(Given instruction)
Determine the number of lines that contain the word "matplotlib", then state that number and nothing more.

(Information shown)
----------

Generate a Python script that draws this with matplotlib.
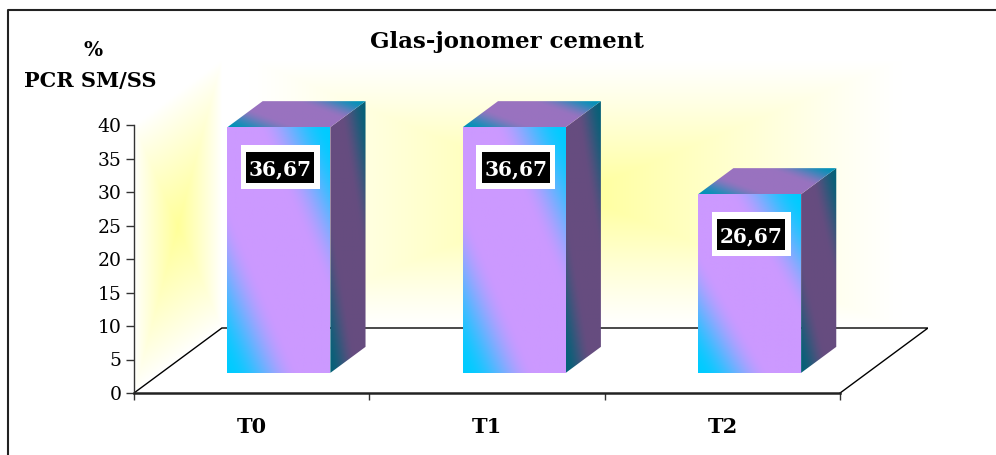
import numpy as np
import matplotlib
matplotlib.use("Agg")
import matplotlib.pyplot as plt
from matplotlib.patches import Polygon, Rectangle
from matplotlib.lines import Line2D
from matplotlib.colors import to_rgb

# ---- data ----
categories = ["T0", "T1", "T2"]
values = [36.67, 36.67, 26.67]
y_ticks = [0, 5, 10, 15, 20, 25, 30, 35, 40]
title = "Glas-jonomer cement"
y_label_top = "%"
y_label = "PCR SM/SS"

SERIF = ["DejaVu Serif"]

# ---- 3D geometry (in data units) ----
PX_X = 707 / 3.0      # pixels per category
PX_Y = 268 / 40.0     # pixels per value unit
DX = 88 / PX_X        # floor depth, horizontal component
DY = 65 / PX_Y        # floor depth, vertical component
W = 103 / PX_X        # bar width
F1, F2 = 0.31, 0.71   # bar front / back depth fractions
WALL_H = 40.0

CYAN = np.array(to_rgb("#00CCFF"))
LAV = np.array(to_rgb("#CC99FF"))
YELLOW = np.array(to_rgb("#FFFF99"))
WHITE = np.ones(3)


def diag_mix(s, t, edge, mid):
    d = np.abs(s + t - 1.0)
    g = np.clip((d - 0.3) / 0.68, 0, 1)
    g = g * g * (3 - 2 * g)
    return mid[None, None, :] * (1 - g[..., None]) + edge[None, None, :] * g[..., None]


def grid(x0, x1, y0, y1, n=220):
    xs = np.linspace(x0, x1, n)
    ys = np.linspace(y0, y1, n)
    return np.meshgrid(xs, ys)


def put_image(ax, img, extent, poly, z):
    im = ax.imshow(img, extent=extent, origin="lower", aspect="auto",
                   interpolation="bilinear", zorder=z)
    clip = Polygon(poly, closed=True, transform=ax.transData)
    im.set_clip_path(clip)
    return im


fig = plt.figure(figsize=(9.96, 4.55), dpi=100)
fig.patch.set_facecolor("white")

ax = fig.add_axes([134 / 996, 62 / 455, 794 / 996, 333 / 455])
xmax = 3 + DX
ymax = DY + WALL_H
ax.set_facecolor("none")

# ---- walls with centred glow ----
X, Y = grid(DX, 3 + DX, DY, ymax)
u = (X - (DX + 1.5)) / 1.38
v = (Y - (DY + WALL_H / 2)) / (WALL_H / 2)
k = np.clip(1 - np.maximum(np.abs(u), np.abs(v)), 0, 1) ** 1.15
img = WHITE * (1 - k[..., None]) + YELLOW * k[..., None]
put_image(ax, img, [DX, 3 + DX, DY, ymax],
          [(DX, DY), (3 + DX, DY), (3 + DX, ymax), (DX, ymax)], 0)

X, Y = grid(0, DX, 0, ymax)
s = np.clip(X / DX, 0, 1)
t = (Y - s * DY) / WALL_H
k = np.clip(1 - np.maximum(np.abs(2 * s - 1), np.abs(2 * t - 1)), 0, 1) ** 0.9
img = WHITE * (1 - k[..., None]) + YELLOW * k[..., None]
put_image(ax, img, [0, DX, 0, ymax],
          [(0, 0), (DX, DY), (DX, ymax), (0, WALL_H)], 0)

# ---- floor ----
floor = [(0, 0), (3, 0), (3 + DX, DY), (DX, DY)]
ax.add_patch(Polygon(floor, closed=True, facecolor="white", edgecolor="none", zorder=1))
ax.plot([0, DX, 3 + DX, 3], [0, DY, DY, 0], color="black", lw=1.0, zorder=2,
        solid_joinstyle="miter")

# ---- bars ----
for i, val in enumerate(values):
    c = i + 0.5
    xl = c - W / 2 + F1 * DX
    xr = xl + W
    b = F1 * DY
    top = b + val
    ddx = (F2 - F1) * DX
    ddy = (F2 - F1) * DY

    # front face
    S, T = np.meshgrid(np.linspace(0, 1, 200), np.linspace(0, 1, 200))
    put_image(ax, diag_mix(S, T, CYAN, LAV), [xl, xr, b, top],
              [(xl, b), (xr, b), (xr, top), (xl, top)], 4)

    # side face
    X, Y = grid(xr, xr + ddx, b, top + ddy)
    s = np.clip((X - xr) / ddx, 0, 1)
    t = np.clip((Y - b - s * ddy) / val, 0, 1)
    side = [(xr, b), (xr + ddx, b + ddy), (xr + ddx, top + ddy), (xr, top)]
    put_image(ax, diag_mix(s, t, CYAN * 0.45 + 0.02, LAV * 0.5),
              [xr, xr + ddx, b, top + ddy], side, 4)

    # top face
    X, Y = grid(xl, xr + ddx, top, top + ddy)
    t = np.clip((Y - top) / ddy, 0, 1)
    s = np.clip((X - xl - t * ddx) / W, 0, 1)
    lid = [(xl, top), (xr, top), (xr + ddx, top + ddy), (xl + ddx, top + ddy)]
    put_image(ax, diag_mix(s, t, CYAN * 0.72, LAV * 0.75),
              [xl, xr + ddx, top, top + ddy], lid, 4)

    # value label: white frame with black plate
    label = f"{val:.2f}".replace(".", ",")
    lx, ly = (xl + xr) / 2 + 1.5 / PX_X, top - 40 / PX_Y
    ow, oh = 79 / PX_X, 44 / PX_Y
    iw, ih = 68 / PX_X, 31 / PX_Y
    ax.add_patch(Rectangle((lx - ow / 2, ly - oh / 2), ow, oh,
                           facecolor="white", edgecolor="none", zorder=8))
    ax.add_patch(Rectangle((lx - iw / 2, ly - ih / 2), iw, ih,
                           facecolor="black", edgecolor="none", zorder=9))
    ax.text(lx, ly, label, ha="center", va="center_baseline", color="white",
            fontsize=14.5, fontweight="bold", family=SERIF, zorder=10)

ax.set_xlim(0, xmax)
ax.set_ylim(0, ymax)

# ---- axes ----
for side_name in ("top", "right"):
    ax.spines[side_name].set_visible(False)
ax.spines["left"].set_bounds(0, 40)
ax.spines["left"].set_color("#333333")
ax.spines["left"].set_linewidth(1.0)
ax.spines["bottom"].set_bounds(0, 3)
ax.spines["bottom"].set_color("#222222")
ax.spines["bottom"].set_linewidth(1.8)
ax.spines["left"].set_zorder(3)
ax.spines["bottom"].set_zorder(3)

ax.set_yticks(y_ticks)
ax.set_yticklabels([str(v) for v in y_ticks], family=SERIF, fontsize=13.5)
ax.tick_params(axis="y", direction="out", length=6, width=1, color="#333333", pad=3)

ax.set_xticks([0, 1, 2, 3])
ax.set_xticklabels([])
ax.set_xticks([0.5, 1.5, 2.5], minor=True)
ax.set_xticklabels(categories, minor=True, family=SERIF, fontsize=15, fontweight="bold")
ax.tick_params(axis="x", which="major", direction="out", length=5, width=1, color="#333333")
ax.tick_params(axis="x", which="minor", length=0, pad=17)

# ---- titles ----
fig.text(507 / 996, 1 - 42 / 455, title, ha="center", va="center",
         fontsize=16.5, fontweight="bold", family=SERIF)
fig.text(93 / 996, 1 - 50 / 455, y_label_top, ha="center", va="center",
         fontsize=14.5, fontweight="bold", family=SERIF)
fig.text(90 / 996, 1 - 81 / 455, y_label, ha="center", va="center",
         fontsize=15, fontweight="bold", family=SERIF)

# ---- frame ----
fig.add_artist(Line2D([8 / 996, 8 / 996, 1.0], [0.0, 1 - 10 / 455, 1 - 10 / 455],
                      color="#222222", lw=1.5, transform=fig.transFigure))

fig.savefig("out.png", dpi=100, facecolor="white")
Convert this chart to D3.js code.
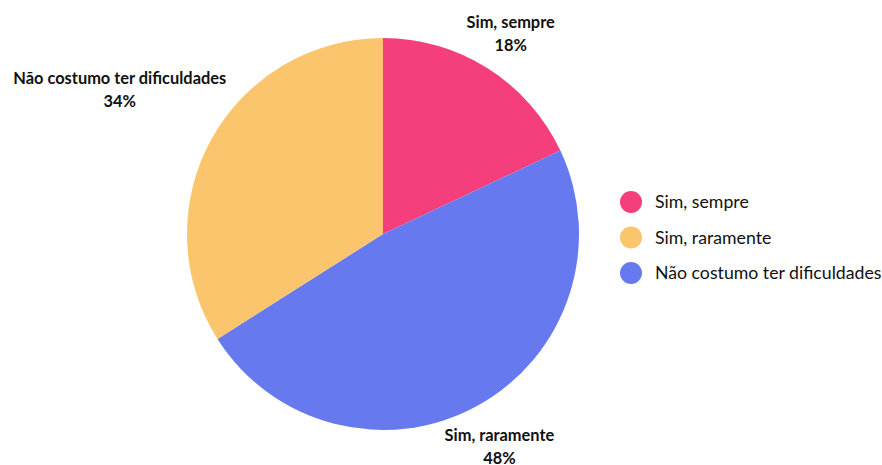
<!DOCTYPE html>
<html lang="pt">
<head>
    <meta charset="utf-8">
    <title>Pie chart</title>
    <script src="https://cdn.jsdelivr.net/npm/d3@7"></script>
    <style>
        body { margin: 0; background: #fff; }
        svg text { font-family: Lato, "Open Sans", sans-serif; fill: #111; }
    </style>
</head>
<body>
<div id="chart"></div>

<script>
    // slice data, clockwise from 12 o'clock
    const sliceLabels = ['Sim, sempre', 'Sim, raramente', 'Não costumo ter dificuldades'];
    const sliceValues = [18, 48, 34];
    const sliceColors = ['#f53e7c', '#6679ef', '#fbc56d'];

    // legend entries
    const legendLabels = ['Sim, sempre', 'Sim, raramente', 'Não costumo ter dificuldades'];
    const legendColors = ['#f53e7c', '#fbc56d', '#6679ef'];

    const width = 882, height = 465;
    const cx = 383, cy = 234, radius = 196;

    const svg = d3.select('#chart')
        .append('svg')
            .attr('width', width)
            .attr('height', height);

    const data = sliceLabels.map((d, i) => ({label: d, value: sliceValues[i], color: sliceColors[i]}));

    const pie = d3.pie().sort(null).value(d => d.value);
    const arc = d3.arc().innerRadius(0).outerRadius(radius);
    const arcs = pie(data);

    const g = svg.append('g').attr('transform', `translate(${cx},${cy})`);

    g.selectAll('path')
        .data(arcs)
        .enter()
        .append('path')
            .attr('d', arc)
            .attr('fill', d => d.data.color);

    // outside labels: box centre on the mid-angle ray, just clear of the rim
    const pad = 1;
    const total = d3.sum(sliceValues);
    arcs.forEach(d => {
        const a = (d.startAngle + d.endAngle) / 2;
        const lbl = g.append('g');
        lbl.append('text')
            .attr('text-anchor', 'middle')
            .attr('y', 0)
            .style('font-weight', 700)
            .style('font-size', '16.4px')
            .text(d.data.label);
        lbl.append('text')
            .attr('text-anchor', 'middle')
            .attr('y', 23)
            .style('font-weight', 700)
            .style('font-size', '16.4px')
            .text(Math.round(d.data.value / total * 100) + '%');
        const bb = lbl.node().getBBox();
        const ext = Math.abs(Math.sin(a)) * bb.width / 2 + Math.abs(Math.cos(a)) * bb.height / 2;
        const dist = radius + pad + ext;
        const tx = Math.sin(a) * dist - (bb.x + bb.width / 2);
        const ty = -Math.cos(a) * dist - (bb.y + bb.height / 2);
        lbl.attr('transform', `translate(${tx},${ty})`);
    });

    // legend
    const legend = svg.append('g').attr('transform', 'translate(631, 202)');
    const items = legend.selectAll('.legend-item')
        .data(legendLabels)
        .enter()
        .append('g')
            .attr('class', 'legend-item')
            .attr('transform', (d, i) => `translate(0, ${i * 35.5})`);

    items.append('circle')
        .attr('r', 11)
        .attr('fill', (d, i) => legendColors[i]);

    items.append('text')
        .attr('x', 24)
        .attr('dy', '0.36em')
        .style('font-size', '17.7px')
        .text(d => d);
</script>
</body>
</html>
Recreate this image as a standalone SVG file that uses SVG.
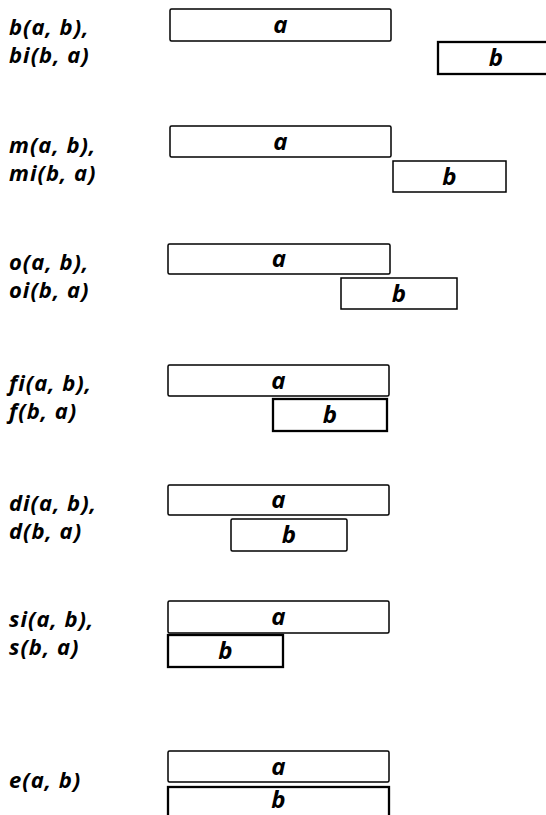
<svg xmlns="http://www.w3.org/2000/svg" width="546" height="815" viewBox="0 0 546 815">
<style>
  text { font-family: "Open Sans", "Liberation Sans", sans-serif; font-weight: bold; font-style: italic; fill: #000; }
  .lbl { text-anchor: start; font-size: 22px; letter-spacing: 1px; }
  .box text { text-anchor: middle; font-size: 24px; }
  .box rect { fill: #fff; stroke: #000; stroke-width: 1.5; }
  .box.thick rect { stroke-width: 2.3; }
</style>
<rect width="546" height="815" fill="#fff"/>

<g id="label-b"><text class="lbl" x="9" y="35">b(a, b),</text><text class="lbl" x="9" y="63">bi(b, a)</text></g>
<g id="row1-a" class="box"><rect x="170" y="9" width="221" height="32" rx="1.5"/><text x="280.5" y="33">a</text></g>
<g id="row1-b" class="box thick"><rect x="438" y="42" width="116" height="32"/><text x="496" y="66">b</text></g>

<g id="label-m"><text class="lbl" x="9" y="153">m(a, b),</text><text class="lbl" x="9" y="181">mi(b, a)</text></g>
<g id="row2-a" class="box"><rect x="170" y="126" width="221" height="31" rx="1.5"/><text x="280.5" y="150">a</text></g>
<g id="row2-b" class="box"><rect x="393" y="161" width="113" height="31"/><text x="449.5" y="185">b</text></g>

<g id="label-o"><text class="lbl" x="9" y="270">o(a, b),</text><text class="lbl" x="9" y="298">oi(b, a)</text></g>
<g id="row3-a" class="box"><rect x="168" y="244" width="222" height="30" rx="1.5"/><text x="279" y="267">a</text></g>
<g id="row3-b" class="box"><rect x="341" y="278" width="116" height="31"/><text x="399" y="302">b</text></g>

<g id="label-f"><text class="lbl" x="9" y="391">fi(a, b),</text><text class="lbl" x="9" y="419">f(b, a)</text></g>
<g id="row4-a" class="box"><rect x="168" y="365" width="221" height="31" rx="1.5"/><text x="278.5" y="389">a</text></g>
<g id="row4-b" class="box thick"><rect x="273" y="399" width="114" height="32"/><text x="330" y="423">b</text></g>

<g id="label-d"><text class="lbl" x="9" y="511">di(a, b),</text><text class="lbl" x="9" y="539">d(b, a)</text></g>
<g id="row5-a" class="box"><rect x="168" y="485" width="221" height="30" rx="1.5"/><text x="278.5" y="508">a</text></g>
<g id="row5-b" class="box"><rect x="231" y="519" width="116" height="32" rx="1.5"/><text x="289" y="543">b</text></g>

<g id="label-s"><text class="lbl" x="9" y="627">si(a, b),</text><text class="lbl" x="9" y="655">s(b, a)</text></g>
<g id="row6-a" class="box"><rect x="168" y="601" width="221" height="32" rx="1.5"/><text x="278.5" y="625">a</text></g>
<g id="row6-b" class="box thick"><rect x="168" y="635" width="115" height="32"/><text x="225.5" y="659">b</text></g>

<g id="label-e"><text class="lbl" x="9" y="788">e(a, b)</text></g>
<g id="row7-a" class="box"><rect x="168" y="751" width="221" height="31" rx="1.5"/><text x="278.5" y="775">a</text></g>
<g id="row7-b" class="box thick"><rect x="168" y="787" width="221" height="34"/><text x="278.5" y="808">b</text></g>
</svg>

----------

(Task result)
7